An informant named Moe (Master P) gives information about the organizations of both Saint and Kool, giving him the location of Kool's warehouse. Pee Wee cuts a deal with Saint and leads him to Kool's warehouse. Pee Wee is caught by C-Dawg sniffing cocaine and is brought to Kool, as Kool was informed by C-Dawg of Pee Wee's betrayal to Saint. Kool reaches for his waist, as he does this Pee Wee runs for safety and is fatally shot by C-Dawg. Kool scolds C-Dawg and tells him he had no intention on killing Pee Wee, brandishing a one way plane ticket, saying he was only gonna send him back to his hometown.

Saint and his men arrive at the location and so do Tully, Roberts and LAPD officers and a big shootout ensues, resulting in the deaths of Tyrel (killed by Tully), Detective Roberts and Saint (killed by Kool). C-Dawg is shot unconscious by Saint but regains it long enough to distract Tully into shooting him and is killed after making the sacrifice. Kool takes advantage of this and kills Tully. He then escapes to his car before driving off the docks trying to escape the police, submerging into the water.
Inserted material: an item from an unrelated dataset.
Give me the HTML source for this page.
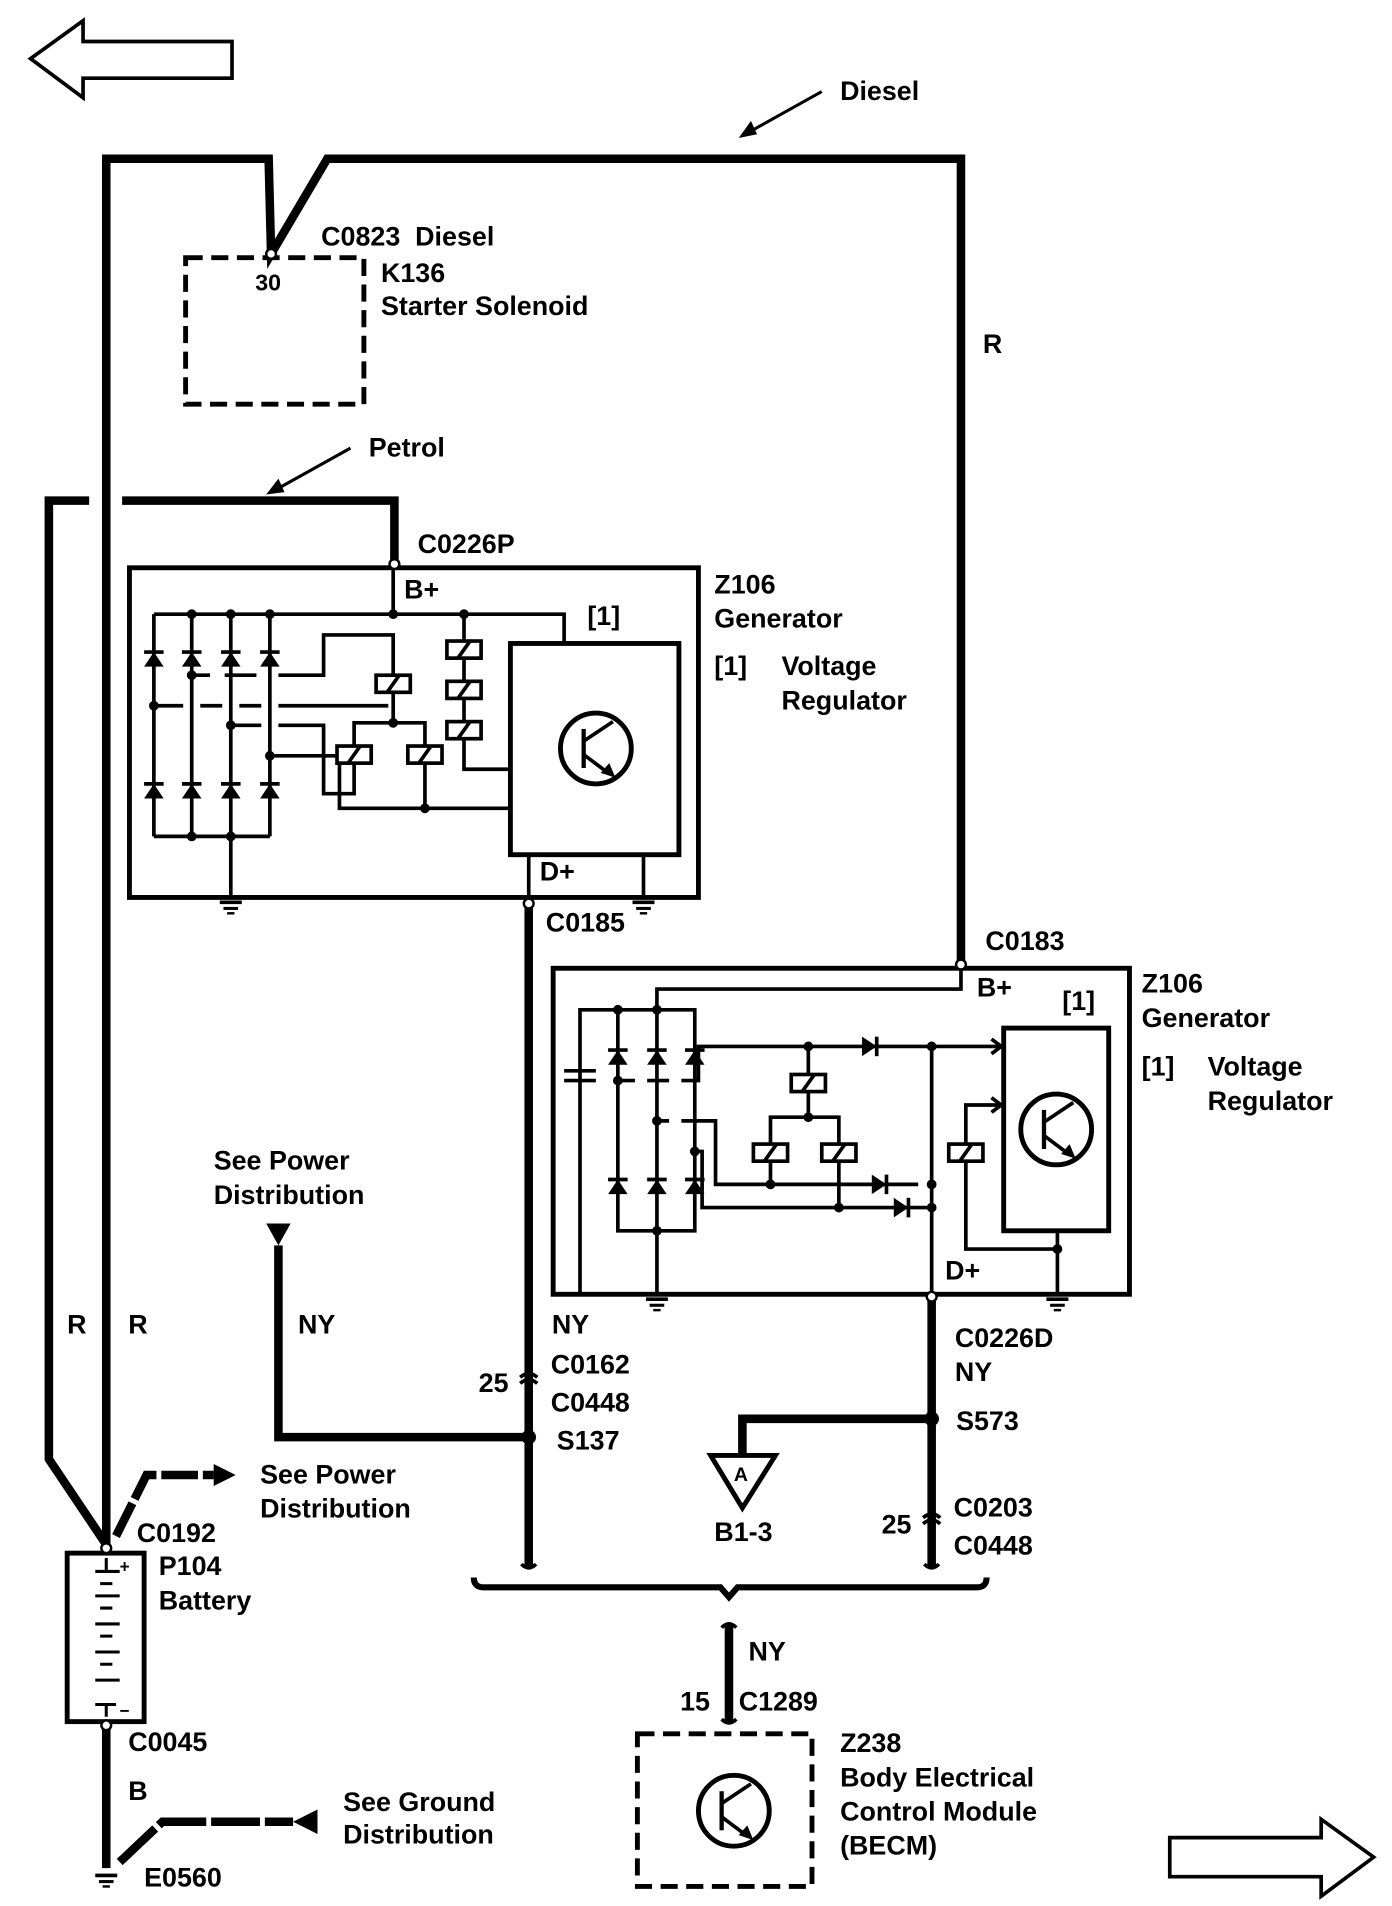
<!DOCTYPE html>
<html><head><style>html,body{margin:0;padding:0;background:#fff}svg{display:block}</style></head><body>
<svg width="1392" height="1906" viewBox="0 0 1140 1561" xmlns="http://www.w3.org/2000/svg" font-family="Liberation Sans, sans-serif" font-weight="bold" font-size="22">
<defs>
<g id="dd"><polygon points="-8,6 8,6 0,-6" fill="#000"/><line x1="-8" y1="-6" x2="8" y2="-6" stroke="#000" stroke-width="3"/></g>
<g id="dr"><polygon points="-6,-8 -6,8 6,0" fill="#000"/><line x1="6" y1="-8" x2="6" y2="8" stroke="#000" stroke-width="3"/></g>
<g id="rl"><rect x="-14" y="-7" width="28" height="14" fill="#fff" stroke="#000" stroke-width="3"/><line x1="-5" y1="7" x2="5" y2="-7" stroke="#000" stroke-width="3"/></g>
<g id="gnd"><line x1="-9" y1="2" x2="9" y2="2" stroke="#000" stroke-width="3"/><line x1="-6" y1="7" x2="6" y2="7" stroke="#000" stroke-width="2.5"/><line x1="-3" y1="11" x2="3" y2="11" stroke="#000" stroke-width="2"/></g>
<g id="tr"><circle r="29" fill="none" stroke="#000" stroke-width="4"/><line x1="-10" y1="-16" x2="-10" y2="16" stroke="#000" stroke-width="3.5"/><line x1="-10" y1="-6" x2="14" y2="-22" stroke="#000" stroke-width="3"/><line x1="-10" y1="5" x2="10" y2="20" stroke="#000" stroke-width="3"/><polygon points="16,24 4,20 11,12" fill="#000"/></g>
</defs>
<g fill="none" stroke="#000">
<polygon points="25,48 68,17 68,34 190,34 190,64 68,64 68,80" stroke-width="3"/>
<polygon points="958,1505 1082,1505 1082,1490 1125,1521 1082,1553 1082,1537 958,1537" stroke-width="3"/>
<g stroke-width="7">
<polyline points="87,1265 87,130 220,130 222,208 268,130 787,130 787,790"/>
<polyline points="100,410 323,410 323,462"/>
<polyline points="73,410 40,410 40,1195 87,1265"/>
<line x1="433" y1="740" x2="433" y2="1283"/>
<line x1="763" y1="1060" x2="763" y2="1283"/>
<polyline points="763,1162 608,1162 608,1192"/>
<polyline points="228,1020 228,1177 433,1177"/>
<line x1="597" y1="1330" x2="597" y2="1410"/>
<line x1="87" y1="1410" x2="87" y2="1530"/>
</g>
<polyline points="95,1258 120,1208 175,1208" stroke-width="7" stroke-dasharray="30,4"/>
<polyline points="98,1525 133,1492 240,1492" stroke-width="7" stroke-dasharray="40,4"/>
<path d="M427,1281 q6,6 12,0" stroke-width="3"/><path d="M757,1281 q6,6 12,0" stroke-width="3"/>
<path d="M591,1333 q6,-6 12,0" stroke-width="3"/><path d="M591,1408 q6,6 12,0" stroke-width="3"/>
<path d="M426,1128 q7,-6 14,0 M426,1133 q7,-6 14,0" stroke-width="3"/>
<path d="M756,1243 q7,-6 14,0 M756,1248 q7,-6 14,0" stroke-width="3"/>
<path d="M388,1292 q0,8 8,8 L590,1300 l7,8 l7,-8 L800,1300 q8,0 8,-8" stroke-width="5"/>
<line x1="673" y1="75" x2="612" y2="109" stroke-width="2.5"/>
<line x1="287" y1="367" x2="226" y2="401" stroke-width="2.5"/>
<rect x="152" y="211" width="146" height="120" stroke-width="4" stroke-dasharray="14,7"/>
<rect x="522" y="1420" width="143" height="125" stroke-width="4" stroke-dasharray="14,7"/>
<rect x="106" y="465" width="466" height="270" stroke-width="4"/>
<rect x="418" y="527" width="138" height="173" stroke-width="4"/>
<g stroke-width="3">
<polyline points="126,503 462,503 462,527"/>
<line x1="322" y1="462" x2="322" y2="503"/>
<line x1="126" y1="503" x2="126" y2="685"/><line x1="157" y1="503" x2="157" y2="685"/><line x1="189" y1="503" x2="189" y2="735"/><line x1="221" y1="503" x2="221" y2="685"/>
<line x1="126" y1="685" x2="221" y2="685"/>
<path d="M157,553 H172 M184,553 H210 M228,553 H265 V520 H322 V592"/>
<path d="M126,578 H150 M164,578 H182 M196,578 H214 M228,578 H318"/>
<path d="M189,594 H214 M228,594 H265 V650 H290 V618"/>
<polyline points="290,618 290,592 348,592 348,662"/>
<path d="M221,619 H278 V662 H418"/>
<polyline points="380,503 380,630 418,630"/>
<line x1="433" y1="700" x2="433" y2="735"/><line x1="527" y1="700" x2="527" y2="735"/>
</g>
<rect x="453" y="793" width="472" height="267" stroke-width="4"/>
<rect x="822" y="842" width="86" height="166" stroke-width="4"/>
<g stroke-width="3">
<polyline points="787,790 787,810 538,810 538,827"/>
<polyline points="475,1060 475,827 569,827 569,1008 506,1008 506,827"/>
<line x1="538" y1="827" x2="538" y2="1060"/>
<path d="M506,885 H520 M530,885 H548 M558,885 H572 V857 H818"/>
<path d="M538,918 H548 M558,918 H586 V970 H752 M762,970 H763"/>
<path d="M569,943 H575 V989 H763"/>
<polyline points="662,857 662,915"/><polyline points="631,970 631,915 687,915 687,989"/>
<line x1="763" y1="857" x2="763" y2="1060"/>
<polyline points="818,905 791,905 791,1023 866,1023"/>
<line x1="866" y1="1008" x2="866" y2="1060"/>
<path d="M812,851 l8,6 l-8,6 M812,899 l8,6 l-8,6"/>
</g>
<line x1="462" y1="877" x2="488" y2="877" stroke-width="3"/><line x1="462" y1="885" x2="488" y2="885" stroke-width="3"/>
<rect x="55" y="1272" width="63" height="138" stroke-width="4"/>
<g stroke-width="2.5"><path d="M87,1276 V1287 M78,1287 H98 M82,1297 H92 M78,1307 H98 M82,1317 H92 M78,1330 H98 M82,1340 H92 M78,1353 H98 M82,1363 H92 M78,1376 H98 M78,1396 H95 M87,1396 V1406"/></g>
<polygon points="582,1192 635,1192 608,1235" stroke-width="4"/>
</g>
<g fill="#000">
<polygon points="175,1199 193,1208 175,1217"/>
<polygon points="260,1482 240,1492 260,1502"/>
<polygon points="605,113 615,99 620,110"/>
<polygon points="218,405 228,392 233,403"/>
<polygon points="218,1002 238,1002 228,1020"/>
<circle cx="157" cy="503" r="4"/><circle cx="189" cy="503" r="4"/><circle cx="221" cy="503" r="4"/><circle cx="322" cy="503" r="4"/><circle cx="380" cy="503" r="4"/>
<circle cx="157" cy="553" r="4"/><circle cx="126" cy="578" r="4"/><circle cx="189" cy="594" r="4"/><circle cx="221" cy="619" r="4"/><circle cx="157" cy="685" r="4"/><circle cx="189" cy="685" r="4"/><circle cx="322" cy="592" r="4"/><circle cx="348" cy="662" r="4"/>
<circle cx="506" cy="827" r="4"/><circle cx="538" cy="827" r="4"/><circle cx="506" cy="885" r="4"/><circle cx="538" cy="918" r="4"/><circle cx="569" cy="943" r="4"/><circle cx="538" cy="1008" r="4"/>
<circle cx="662" cy="857" r="4"/><circle cx="662" cy="915" r="4"/><circle cx="631" cy="970" r="4"/><circle cx="687" cy="989" r="4"/><circle cx="763" cy="857" r="4"/><circle cx="763" cy="970" r="4"/><circle cx="763" cy="989" r="4"/><circle cx="866" cy="1023" r="4"/>
<circle cx="433" cy="1177" r="6"/><circle cx="763" cy="1162" r="6"/>
</g>
<g>
<use href="#dd" x="126" y="540"/><use href="#dd" x="157" y="540"/><use href="#dd" x="189" y="540"/><use href="#dd" x="221" y="540"/>
<use href="#dd" x="126" y="648"/><use href="#dd" x="157" y="648"/><use href="#dd" x="189" y="648"/><use href="#dd" x="221" y="648"/>
<use href="#dd" x="506" y="866"/><use href="#dd" x="538" y="866"/><use href="#dd" x="569" y="866"/>
<use href="#dd" x="506" y="972"/><use href="#dd" x="538" y="972"/><use href="#dd" x="569" y="972"/>
<use href="#dr" x="712" y="857"/><use href="#dr" x="720" y="970"/><use href="#dr" x="738" y="989"/>
<use href="#rl" x="322" y="560"/><use href="#rl" x="290" y="618"/><use href="#rl" x="348" y="618"/>
<use href="#rl" x="380" y="532"/><use href="#rl" x="380" y="565"/><use href="#rl" x="380" y="598"/>
<use href="#rl" x="662" y="887"/><use href="#rl" x="631" y="944"/><use href="#rl" x="687" y="944"/><use href="#rl" x="791" y="944"/>
<use href="#tr" x="488" y="613"/><use href="#tr" x="865" y="925"/><use href="#tr" x="601" y="1483"/>
<use href="#gnd" x="189" y="737"/><use href="#gnd" x="527" y="737"/><use href="#gnd" x="538" y="1062"/><use href="#gnd" x="866" y="1062"/><use href="#gnd" x="87" y="1534"/>
</g>
<g fill="#fff" stroke="#000" stroke-width="2">
<circle cx="222" cy="208" r="4"/><circle cx="323" cy="462" r="4"/><circle cx="433" cy="740" r="4"/><circle cx="787" cy="790" r="4"/><circle cx="763" cy="1062" r="4"/><circle cx="87" cy="1268" r="4"/><circle cx="87" cy="1413" r="4"/>
</g>
<g fill="#000">
<text x="688" y="82">Diesel</text>
<text x="263" y="201">C0823</text><text x="340" y="201">Diesel</text>
<text x="209" y="238" font-size="19">30</text>
<text x="312" y="231">K136</text><text x="312" y="258">Starter Solenoid</text>
<text x="805" y="289">R</text>
<text x="302" y="374">Petrol</text>
<text x="342" y="453">C0226P</text>
<text x="331" y="490">B+</text>
<text x="585" y="486">Z106</text><text x="585" y="514">Generator</text>
<text x="481" y="512">[1]</text>
<text x="585" y="553">[1]</text><text x="640" y="553">Voltage</text><text x="640" y="581">Regulator</text>
<text x="442" y="721">D+</text>
<text x="447" y="763">C0185</text>
<text x="807" y="778">C0183</text>
<text x="800" y="816">B+</text>
<text x="935" y="813">Z106</text><text x="935" y="841">Generator</text>
<text x="870" y="827">[1]</text>
<text x="935" y="881">[1]</text><text x="989" y="881">Voltage</text><text x="989" y="909">Regulator</text>
<text x="774" y="1048">D+</text>
<text x="175" y="958">See Power</text><text x="175" y="986">Distribution</text>
<text x="55" y="1092">R</text><text x="105" y="1092">R</text><text x="244" y="1092">NY</text><text x="452" y="1092">NY</text>
<text x="782" y="1103">C0226D</text><text x="782" y="1131">NY</text>
<text x="392" y="1140">25</text><text x="451" y="1125">C0162</text><text x="451" y="1156">C0448</text>
<text x="456" y="1187">S137</text><text x="783" y="1171">S573</text>
<text x="601" y="1213" font-size="16">A</text>
<text x="585" y="1262">B1-3</text>
<text x="722" y="1256">25</text><text x="781" y="1242">C0203</text><text x="781" y="1273">C0448</text>
<text x="213" y="1215">See Power</text><text x="213" y="1243">Distribution</text>
<text x="112" y="1263">C0192</text><text x="130" y="1290">P104</text><text x="130" y="1318">Battery</text>
<text x="98" y="1288" font-size="14">+</text><text x="98" y="1406" font-size="14">−</text>
<text x="105" y="1434">C0045</text>
<text x="105" y="1474">B</text>
<text x="281" y="1483">See Ground</text><text x="281" y="1510">Distribution</text>
<text x="118" y="1545">E0560</text>
<text x="613" y="1360">NY</text>
<text x="557" y="1401">15</text><text x="605" y="1401">C1289</text>
<text x="688" y="1435">Z238</text><text x="688" y="1463">Body Electrical</text><text x="688" y="1491">Control Module</text><text x="688" y="1519">(BECM)</text>
</g>
</svg>
</body></html>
Kool is then arrested after being found, and is sentenced to 30 years in prison but due to a legal loophole, only serves 5. Kool returns to Lashawna's gravesite and reflects on all the memories he and Lashawna had, promising to keep her forever in his memory.

== Cast ==
- Silkk the Shocker as "Kool"
- Shireen Crutchfield as LaShawna Ferrell
- Gary Busey as Tully
- Snoop Dogg as Christoper "C-Dawg" Ferrell
- Master P as Moe
- C-Murder as Remo
- Mystikal as Tyrel
- Clifton Powell as Saint
- Anthony Johnson as "Pee Wee"
- Jeff Speakman as Master Keaton
- C. Thomas Howell as Roberts
- Brent Huff as Officer Mack Stevens
- Anthony Boswell as Eddy
- Pamella D'Pella as Delores Ferrell
- Dick Anthony Williams as Harold Ferrell
- Bernard Lee Bradford as J.T.
- Maurice Lamont as Bodyguard
- Brent Huff as Officer Mack
- Casey King as Maklosky
- Mia X as Police Receptionist

== Reception ==
The film received a negative review from Lisa Miller of The Advocate-Messenger.